- [Your objective]: Collect every line below that contains the word "chart".
:: Recorded information
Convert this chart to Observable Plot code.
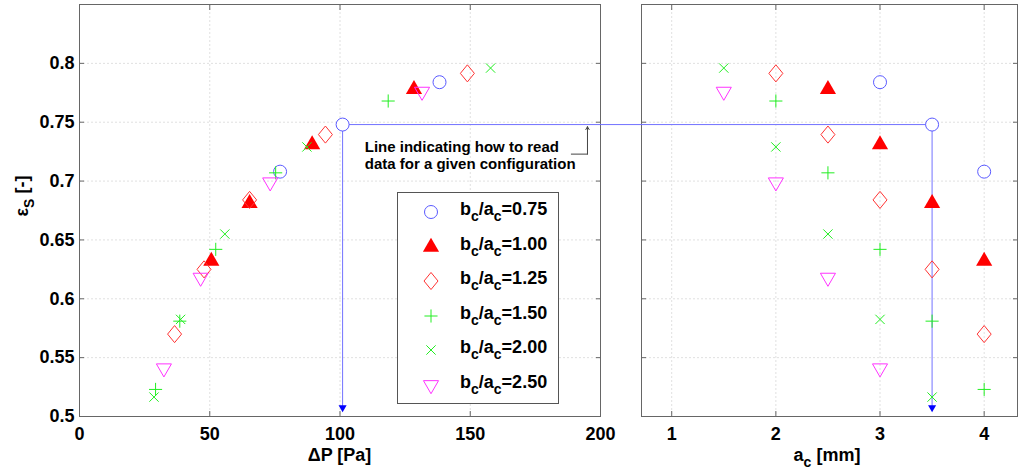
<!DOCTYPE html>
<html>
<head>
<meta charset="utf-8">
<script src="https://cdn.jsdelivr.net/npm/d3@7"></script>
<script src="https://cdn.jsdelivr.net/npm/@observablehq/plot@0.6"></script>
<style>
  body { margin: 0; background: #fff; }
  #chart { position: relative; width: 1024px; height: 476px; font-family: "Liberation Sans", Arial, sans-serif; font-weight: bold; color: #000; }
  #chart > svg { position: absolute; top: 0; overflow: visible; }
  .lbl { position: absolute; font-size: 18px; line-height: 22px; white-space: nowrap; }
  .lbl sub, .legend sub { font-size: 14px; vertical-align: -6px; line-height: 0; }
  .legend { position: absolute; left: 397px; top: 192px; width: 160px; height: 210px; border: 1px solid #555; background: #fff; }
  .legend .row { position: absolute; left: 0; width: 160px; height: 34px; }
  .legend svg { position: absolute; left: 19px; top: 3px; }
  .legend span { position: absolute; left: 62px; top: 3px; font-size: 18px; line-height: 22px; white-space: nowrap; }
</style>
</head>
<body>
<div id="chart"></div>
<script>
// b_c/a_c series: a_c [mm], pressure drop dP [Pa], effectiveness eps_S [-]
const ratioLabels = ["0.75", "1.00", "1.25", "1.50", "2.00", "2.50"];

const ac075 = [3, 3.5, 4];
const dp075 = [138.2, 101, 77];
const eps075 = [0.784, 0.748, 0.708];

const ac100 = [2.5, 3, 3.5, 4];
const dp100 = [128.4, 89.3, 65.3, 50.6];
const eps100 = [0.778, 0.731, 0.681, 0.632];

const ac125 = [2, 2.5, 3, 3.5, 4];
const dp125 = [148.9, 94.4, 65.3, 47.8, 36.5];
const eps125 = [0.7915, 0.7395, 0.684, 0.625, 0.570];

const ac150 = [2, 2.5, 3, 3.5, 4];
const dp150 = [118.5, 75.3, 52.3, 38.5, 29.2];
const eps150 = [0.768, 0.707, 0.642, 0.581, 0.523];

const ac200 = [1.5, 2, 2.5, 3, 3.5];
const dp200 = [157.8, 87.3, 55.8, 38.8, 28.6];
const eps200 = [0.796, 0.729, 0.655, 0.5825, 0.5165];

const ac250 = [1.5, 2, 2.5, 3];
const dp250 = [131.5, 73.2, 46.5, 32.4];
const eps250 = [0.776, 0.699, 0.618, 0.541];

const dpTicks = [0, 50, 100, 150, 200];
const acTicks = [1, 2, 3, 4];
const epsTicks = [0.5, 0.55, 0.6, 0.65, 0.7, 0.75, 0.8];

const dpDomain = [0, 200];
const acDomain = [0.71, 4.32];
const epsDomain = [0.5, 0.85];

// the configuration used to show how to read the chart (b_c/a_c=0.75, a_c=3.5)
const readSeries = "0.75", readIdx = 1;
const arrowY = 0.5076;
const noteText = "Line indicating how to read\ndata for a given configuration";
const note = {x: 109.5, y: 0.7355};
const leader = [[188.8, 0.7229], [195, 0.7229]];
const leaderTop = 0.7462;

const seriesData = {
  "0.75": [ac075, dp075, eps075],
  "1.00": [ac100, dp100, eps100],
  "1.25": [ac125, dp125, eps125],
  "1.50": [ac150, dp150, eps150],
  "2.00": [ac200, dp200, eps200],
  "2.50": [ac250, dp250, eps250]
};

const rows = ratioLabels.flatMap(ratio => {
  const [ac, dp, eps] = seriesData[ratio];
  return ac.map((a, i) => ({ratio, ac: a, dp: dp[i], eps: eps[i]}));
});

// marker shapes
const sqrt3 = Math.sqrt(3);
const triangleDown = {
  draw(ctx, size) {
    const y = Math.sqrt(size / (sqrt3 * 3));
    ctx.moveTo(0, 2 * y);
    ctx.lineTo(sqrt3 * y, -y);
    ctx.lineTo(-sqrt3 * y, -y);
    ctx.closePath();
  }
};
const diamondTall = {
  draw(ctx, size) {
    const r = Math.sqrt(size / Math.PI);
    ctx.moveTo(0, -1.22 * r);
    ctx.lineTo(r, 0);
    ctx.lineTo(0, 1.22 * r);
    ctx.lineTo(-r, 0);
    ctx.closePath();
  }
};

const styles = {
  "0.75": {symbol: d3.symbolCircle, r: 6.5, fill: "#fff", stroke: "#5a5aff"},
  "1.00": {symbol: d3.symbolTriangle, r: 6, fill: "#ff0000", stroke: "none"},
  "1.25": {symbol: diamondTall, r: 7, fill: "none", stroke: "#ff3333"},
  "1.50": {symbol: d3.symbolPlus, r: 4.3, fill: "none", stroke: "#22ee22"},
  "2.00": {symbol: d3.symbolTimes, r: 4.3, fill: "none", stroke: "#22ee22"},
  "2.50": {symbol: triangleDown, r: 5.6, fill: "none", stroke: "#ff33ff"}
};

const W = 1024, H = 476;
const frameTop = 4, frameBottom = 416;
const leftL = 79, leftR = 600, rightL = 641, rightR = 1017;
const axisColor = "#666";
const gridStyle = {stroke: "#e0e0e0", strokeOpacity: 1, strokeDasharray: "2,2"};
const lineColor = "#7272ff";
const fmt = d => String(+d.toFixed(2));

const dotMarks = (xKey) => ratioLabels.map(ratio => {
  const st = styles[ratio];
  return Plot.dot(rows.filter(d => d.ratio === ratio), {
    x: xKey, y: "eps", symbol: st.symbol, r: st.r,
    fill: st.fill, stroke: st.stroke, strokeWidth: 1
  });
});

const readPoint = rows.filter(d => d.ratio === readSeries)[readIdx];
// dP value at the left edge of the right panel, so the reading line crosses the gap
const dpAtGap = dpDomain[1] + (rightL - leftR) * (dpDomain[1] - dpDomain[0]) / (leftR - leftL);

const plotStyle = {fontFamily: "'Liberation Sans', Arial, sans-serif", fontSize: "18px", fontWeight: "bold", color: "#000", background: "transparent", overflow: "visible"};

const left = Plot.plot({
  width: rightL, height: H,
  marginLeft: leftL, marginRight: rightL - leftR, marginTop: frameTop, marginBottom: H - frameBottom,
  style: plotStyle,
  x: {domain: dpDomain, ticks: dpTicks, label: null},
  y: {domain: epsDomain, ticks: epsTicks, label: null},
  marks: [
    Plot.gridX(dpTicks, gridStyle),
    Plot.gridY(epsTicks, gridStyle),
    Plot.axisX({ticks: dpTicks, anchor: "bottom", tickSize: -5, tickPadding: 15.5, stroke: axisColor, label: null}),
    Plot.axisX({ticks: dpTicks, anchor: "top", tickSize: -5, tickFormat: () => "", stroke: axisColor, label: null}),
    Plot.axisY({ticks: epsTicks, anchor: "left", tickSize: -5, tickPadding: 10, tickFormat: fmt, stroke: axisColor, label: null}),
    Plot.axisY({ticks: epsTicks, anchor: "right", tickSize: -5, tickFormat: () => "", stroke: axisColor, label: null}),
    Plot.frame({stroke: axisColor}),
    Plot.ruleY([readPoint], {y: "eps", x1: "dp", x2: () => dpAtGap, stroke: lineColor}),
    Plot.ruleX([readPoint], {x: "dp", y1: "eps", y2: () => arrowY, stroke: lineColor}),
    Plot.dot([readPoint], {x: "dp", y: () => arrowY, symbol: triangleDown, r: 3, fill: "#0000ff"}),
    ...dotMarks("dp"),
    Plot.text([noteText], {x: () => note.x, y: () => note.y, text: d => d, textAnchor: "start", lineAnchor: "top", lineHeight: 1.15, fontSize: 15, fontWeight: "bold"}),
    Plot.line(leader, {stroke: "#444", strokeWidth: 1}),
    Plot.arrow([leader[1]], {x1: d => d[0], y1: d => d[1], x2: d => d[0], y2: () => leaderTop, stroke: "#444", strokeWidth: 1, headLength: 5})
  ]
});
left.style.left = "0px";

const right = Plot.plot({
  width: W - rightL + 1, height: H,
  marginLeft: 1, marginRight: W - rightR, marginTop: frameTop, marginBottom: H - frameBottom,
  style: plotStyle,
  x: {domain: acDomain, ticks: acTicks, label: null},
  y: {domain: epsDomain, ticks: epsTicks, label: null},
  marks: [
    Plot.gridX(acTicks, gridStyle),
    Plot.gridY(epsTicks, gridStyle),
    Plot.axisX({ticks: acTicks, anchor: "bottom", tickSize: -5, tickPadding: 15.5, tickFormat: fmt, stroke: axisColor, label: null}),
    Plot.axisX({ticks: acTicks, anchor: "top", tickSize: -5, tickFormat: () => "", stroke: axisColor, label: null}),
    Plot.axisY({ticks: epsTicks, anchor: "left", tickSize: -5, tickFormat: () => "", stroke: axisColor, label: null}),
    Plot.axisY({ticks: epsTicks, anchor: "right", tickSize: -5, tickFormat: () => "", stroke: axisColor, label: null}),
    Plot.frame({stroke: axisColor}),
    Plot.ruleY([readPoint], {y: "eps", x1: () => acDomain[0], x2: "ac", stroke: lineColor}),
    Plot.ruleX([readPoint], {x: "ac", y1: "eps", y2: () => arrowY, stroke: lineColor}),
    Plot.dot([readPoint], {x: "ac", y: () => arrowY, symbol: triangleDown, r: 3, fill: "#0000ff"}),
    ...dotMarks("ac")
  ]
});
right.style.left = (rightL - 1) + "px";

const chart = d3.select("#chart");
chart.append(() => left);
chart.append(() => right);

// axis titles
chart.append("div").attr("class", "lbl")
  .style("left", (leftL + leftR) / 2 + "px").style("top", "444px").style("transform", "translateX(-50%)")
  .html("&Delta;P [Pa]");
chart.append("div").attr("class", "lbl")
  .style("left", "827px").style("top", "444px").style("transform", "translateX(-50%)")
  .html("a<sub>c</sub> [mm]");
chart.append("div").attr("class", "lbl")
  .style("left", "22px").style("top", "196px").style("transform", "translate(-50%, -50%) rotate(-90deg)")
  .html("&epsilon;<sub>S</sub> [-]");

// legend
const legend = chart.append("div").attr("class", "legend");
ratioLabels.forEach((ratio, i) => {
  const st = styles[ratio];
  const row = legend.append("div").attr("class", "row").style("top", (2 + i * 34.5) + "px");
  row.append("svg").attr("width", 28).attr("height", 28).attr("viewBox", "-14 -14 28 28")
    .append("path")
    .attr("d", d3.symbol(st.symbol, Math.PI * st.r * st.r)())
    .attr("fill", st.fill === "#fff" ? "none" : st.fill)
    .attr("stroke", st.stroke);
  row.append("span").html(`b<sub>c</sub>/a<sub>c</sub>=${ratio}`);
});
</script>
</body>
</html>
::::
- [Written solution]:
Convert this chart to Observable Plot code.
  #chart { position: relative; width: 1024px; height: 476px; font-family: "Liberation Sans", Arial, sans-serif; font-weight: bold; color: #000; }
  #chart > svg { position: absolute; top: 0; overflow: visible; }
<div id="chart"></div>
// the configuration used to show how to read the chart (b_c/a_c=0.75, a_c=3.5)
const chart = d3.select("#chart");
chart.append(() => left);
chart.append(() => right);
chart.append("div").attr("class", "lbl")
chart.append("div").attr("class", "lbl")
chart.append("div").attr("class", "lbl")
const legend = chart.append("div").attr("class", "legend");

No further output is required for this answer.